After the newspaper changed locations, the stone remained in place to be “inherited” by the staff of the East Aldine Management District, which took over the office space following its formation in 2001.
The tale of the well-traveled tombstone stayed hazy until a few weeks ago, as the District staff moved into the District’s new Town Center office building on Aldine Mail Route Road.
District Office Manager Veronica Sanches took District receptionist Sarah Hill to the nearly vacated “old” office to see the grave marker.
Hill was immediately fascinated, vowing to enlist internet-savvy friends in a quest to solve the riddle. They loaded the stone into her vehicle.
Since 2000 or so, the internet is a richer, deeper place for genealogical research. Fee-based web sites help customers build their family trees. Background information about people around the world proliferates on Facebook and other social media. Plus, more people are crafty about finding needles in the World Wide Web’s haystack.
Thanks to ancestry.com and dedication to the task, it took only five days for Hill and her friends to link the gravestone to its rightful place in McDade — and to find Ursula Richards, one of Sophie’s great great grandchildren.
“I got a Facebook message from someone (a friend of Sarah Hill) I didn’t know, but we have a mutual friend on Facebook,” recalled Richards, a seamstress/quilter/knitter (and more) in Kyle, south of Austin. “She said she had something for me that belonged to my family.”
Richards was skeptical at first.
“I was thinking, ‘Are you a (fake) Saudi prince, or do you want to give me (fake) $3 million?”
But Richards quickly established trust with her new Facebook correspondent and the information being offered. Richards and relatives arranged a meeting with Hill and her inquisitive group at the McDade cemetery on June 18.
‘’Ursula took the blanket off (the stone that Hill had driven westward) and said, ‘Oh my god,’ “ Hill recalled. “She was amazed and very grateful for all the work we did.”
The group moved the stone to Richards’ vehicle.
Richards said that almost before she got the words out of her mouth, the group from Houston accepted her invitation to her family’s annual reunion at a hotel in Kerrville on July 24. Seventy-four family members attended, too.
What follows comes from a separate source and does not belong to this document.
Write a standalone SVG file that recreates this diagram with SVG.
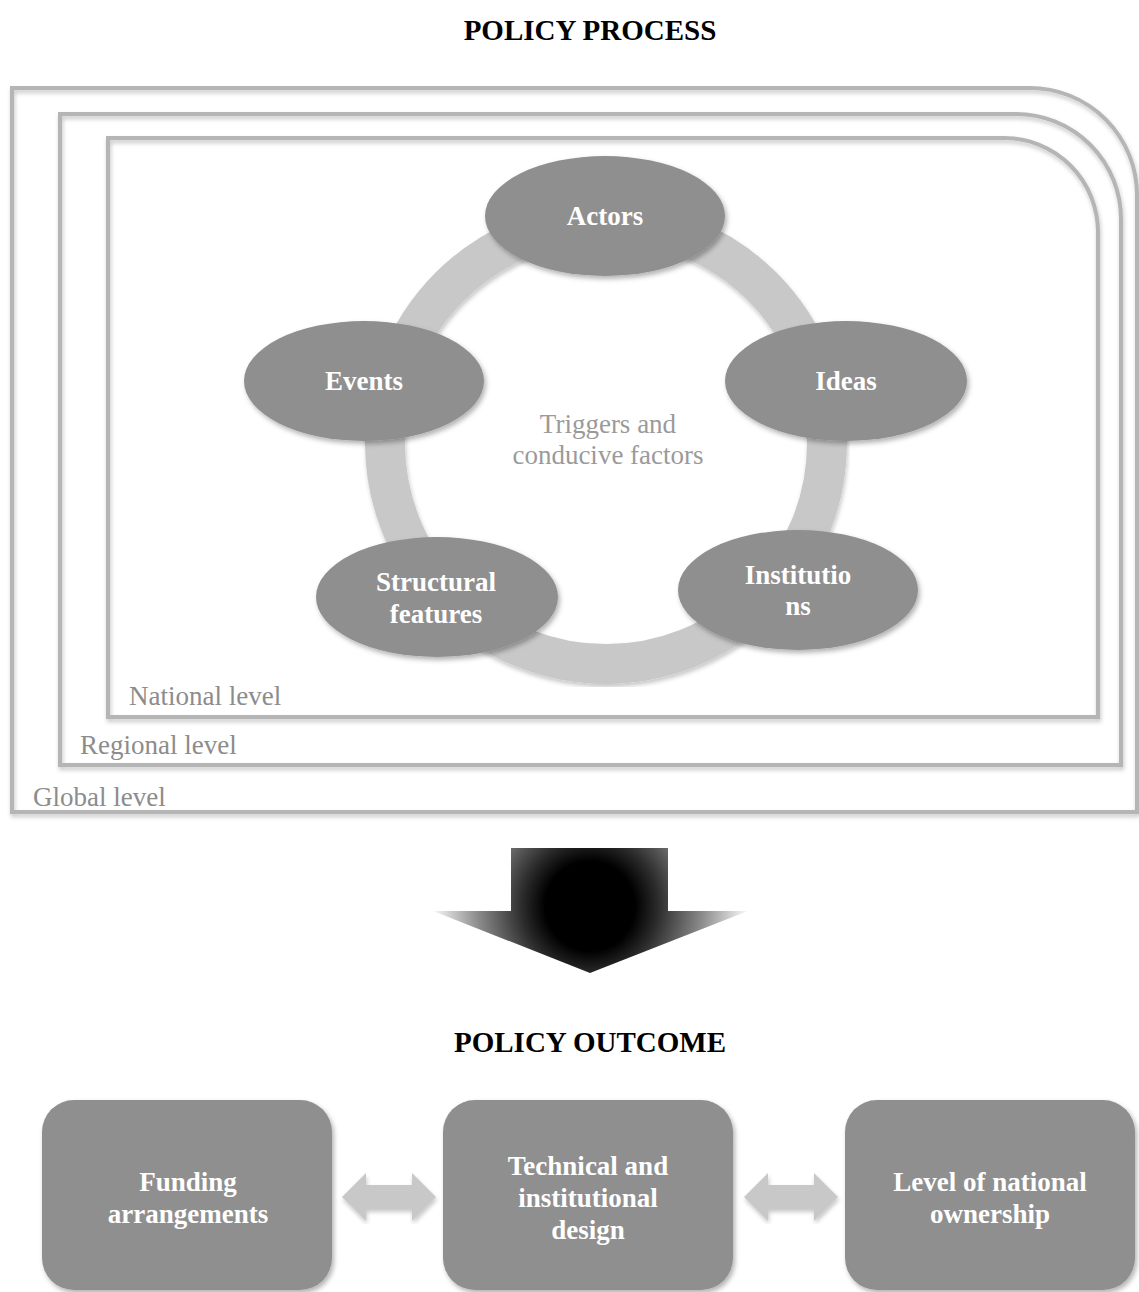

Just before dinner was served, Richards sprang the supreme surprise to the group, many of whom are elderly. She showed a PowerPoint presentation about family history and the return of the gravestone.
The unwrapped stone was placed on a table, where grinning and relieved family members gathered around for photos.
“Everybody was kind of overwhelmed,” she said.
A sight-impaired relative of Richards walked up to the stone and felt its engraved letters.
Richards plans to select a gravestone expert, funded by the reunion group, to prepare the stone for restoration to its rightful place this year.
At the top of the gravestone is the engraved image of clasped hands. Historians say the image started being used in Europe in the1800s to represent a farewell to earthly life and a welcome into heaven.
A piece is missing from the upper right corner of the stone. The truth about how the stone ended up in East Aldine is missing, too.
Richards and Hill have talked about this. They favor the theory that a group of unknown young men got drunk and, for lack of something better to do, made off with the marker as some ridiculous practical joke. And then, ending up in the Houston area, heaped insult on top of injury by dumping it in East Aldine.
Hill surmises that one way or another, the gravestone was stolen — and driven for at least two hours to the Houston area, in the kind of freight hauling Sophie’s husband, Ephraim, never did.
“It didn’t float there in a flood and it sure didn’t fly there,” said Hill.
Said Richards, “Everybody I have told at work is baffled. I said, ‘Really, you can see how somebody bored out in the country, drinking, doesn’t have any common sense and would do something stupid’ (like that). I can totally see that.”
Somewhere in East Aldine, someone may know the rest of the story.